START
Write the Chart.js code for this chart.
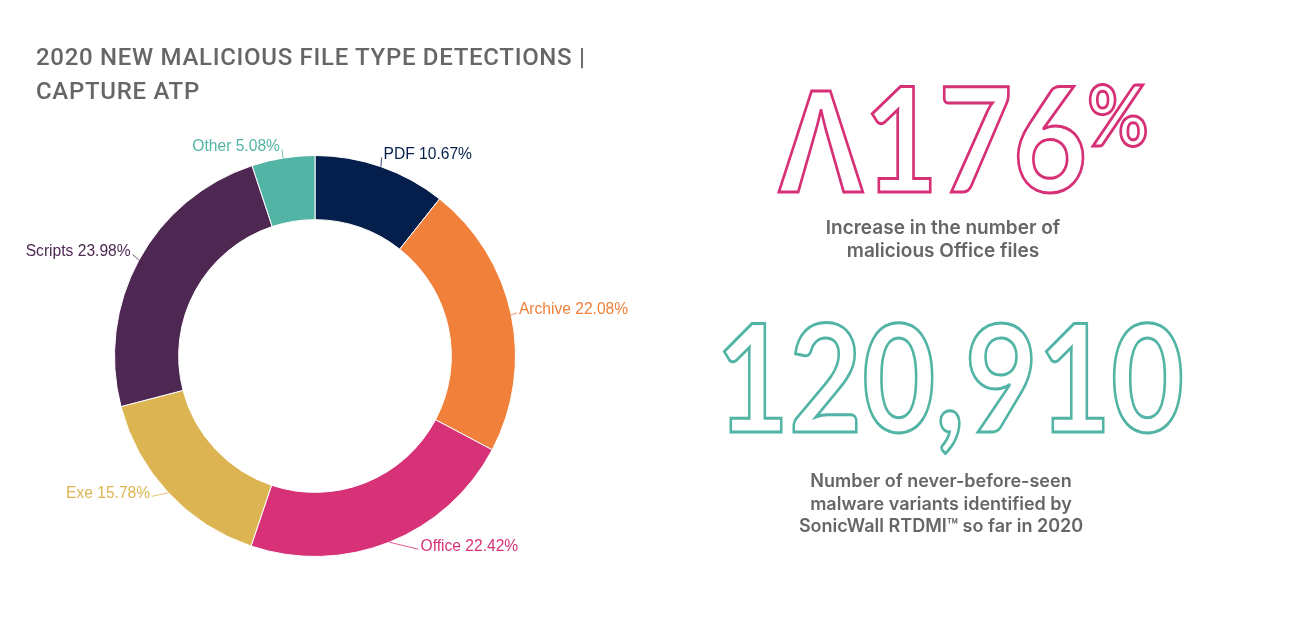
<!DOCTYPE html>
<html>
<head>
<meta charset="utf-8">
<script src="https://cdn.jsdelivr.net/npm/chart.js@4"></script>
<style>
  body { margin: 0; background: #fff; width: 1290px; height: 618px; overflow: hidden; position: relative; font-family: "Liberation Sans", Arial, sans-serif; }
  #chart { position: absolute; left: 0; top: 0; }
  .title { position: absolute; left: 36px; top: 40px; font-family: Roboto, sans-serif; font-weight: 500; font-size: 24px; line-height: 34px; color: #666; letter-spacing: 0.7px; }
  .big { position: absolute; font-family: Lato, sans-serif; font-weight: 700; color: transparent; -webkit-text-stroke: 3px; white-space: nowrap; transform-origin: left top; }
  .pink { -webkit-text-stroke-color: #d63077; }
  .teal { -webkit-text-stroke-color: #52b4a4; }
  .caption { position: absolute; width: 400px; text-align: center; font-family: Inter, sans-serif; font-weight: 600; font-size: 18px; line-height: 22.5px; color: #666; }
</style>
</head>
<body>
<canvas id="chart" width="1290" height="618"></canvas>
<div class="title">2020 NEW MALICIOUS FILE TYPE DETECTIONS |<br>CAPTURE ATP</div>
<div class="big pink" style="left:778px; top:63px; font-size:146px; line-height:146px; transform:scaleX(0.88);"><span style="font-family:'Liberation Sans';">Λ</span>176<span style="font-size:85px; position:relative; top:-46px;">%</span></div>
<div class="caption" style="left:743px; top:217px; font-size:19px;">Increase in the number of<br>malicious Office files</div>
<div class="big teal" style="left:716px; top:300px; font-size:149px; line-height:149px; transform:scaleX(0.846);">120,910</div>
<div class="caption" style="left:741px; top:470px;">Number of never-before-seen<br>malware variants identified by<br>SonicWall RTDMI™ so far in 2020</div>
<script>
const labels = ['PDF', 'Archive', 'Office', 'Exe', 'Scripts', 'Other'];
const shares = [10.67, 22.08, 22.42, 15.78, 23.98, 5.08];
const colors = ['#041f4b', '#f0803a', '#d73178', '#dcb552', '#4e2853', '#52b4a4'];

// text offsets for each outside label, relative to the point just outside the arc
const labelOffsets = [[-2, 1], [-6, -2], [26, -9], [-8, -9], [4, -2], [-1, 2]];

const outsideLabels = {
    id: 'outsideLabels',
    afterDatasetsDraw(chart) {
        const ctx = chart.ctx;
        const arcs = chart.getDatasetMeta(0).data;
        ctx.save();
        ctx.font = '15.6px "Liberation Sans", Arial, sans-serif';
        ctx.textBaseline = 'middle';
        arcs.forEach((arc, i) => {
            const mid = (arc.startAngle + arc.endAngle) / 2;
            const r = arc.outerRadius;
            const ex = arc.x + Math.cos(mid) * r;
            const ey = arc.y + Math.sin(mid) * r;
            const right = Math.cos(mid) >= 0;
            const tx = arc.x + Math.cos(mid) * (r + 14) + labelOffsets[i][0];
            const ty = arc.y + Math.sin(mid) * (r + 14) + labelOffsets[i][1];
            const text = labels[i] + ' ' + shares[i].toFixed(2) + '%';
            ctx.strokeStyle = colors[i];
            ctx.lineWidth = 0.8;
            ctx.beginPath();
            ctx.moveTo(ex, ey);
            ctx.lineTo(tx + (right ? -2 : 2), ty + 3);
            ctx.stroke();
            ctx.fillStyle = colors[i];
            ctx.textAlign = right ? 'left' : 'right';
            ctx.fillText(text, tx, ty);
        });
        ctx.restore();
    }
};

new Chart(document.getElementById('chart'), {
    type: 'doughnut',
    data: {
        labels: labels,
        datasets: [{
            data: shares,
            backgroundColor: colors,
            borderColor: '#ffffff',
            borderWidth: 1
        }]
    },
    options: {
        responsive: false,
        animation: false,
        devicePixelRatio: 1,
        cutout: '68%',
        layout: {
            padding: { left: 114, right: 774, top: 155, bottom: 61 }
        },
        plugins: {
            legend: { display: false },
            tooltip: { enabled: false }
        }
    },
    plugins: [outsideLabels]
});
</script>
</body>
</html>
END
**TASK INSTRUCTIONS**:
Extract every line above that contains the word "chart".

**TASK SOLUTION**:
Write the Chart.js code for this chart.
<script src="https://cdn.jsdelivr.net/npm/chart.js@4"></script>
  #chart { position: absolute; left: 0; top: 0; }
<canvas id="chart" width="1290" height="618"></canvas>
    afterDatasetsDraw(chart) {
        const ctx = chart.ctx;
        const arcs = chart.getDatasetMeta(0).data;
new Chart(document.getElementById('chart'), {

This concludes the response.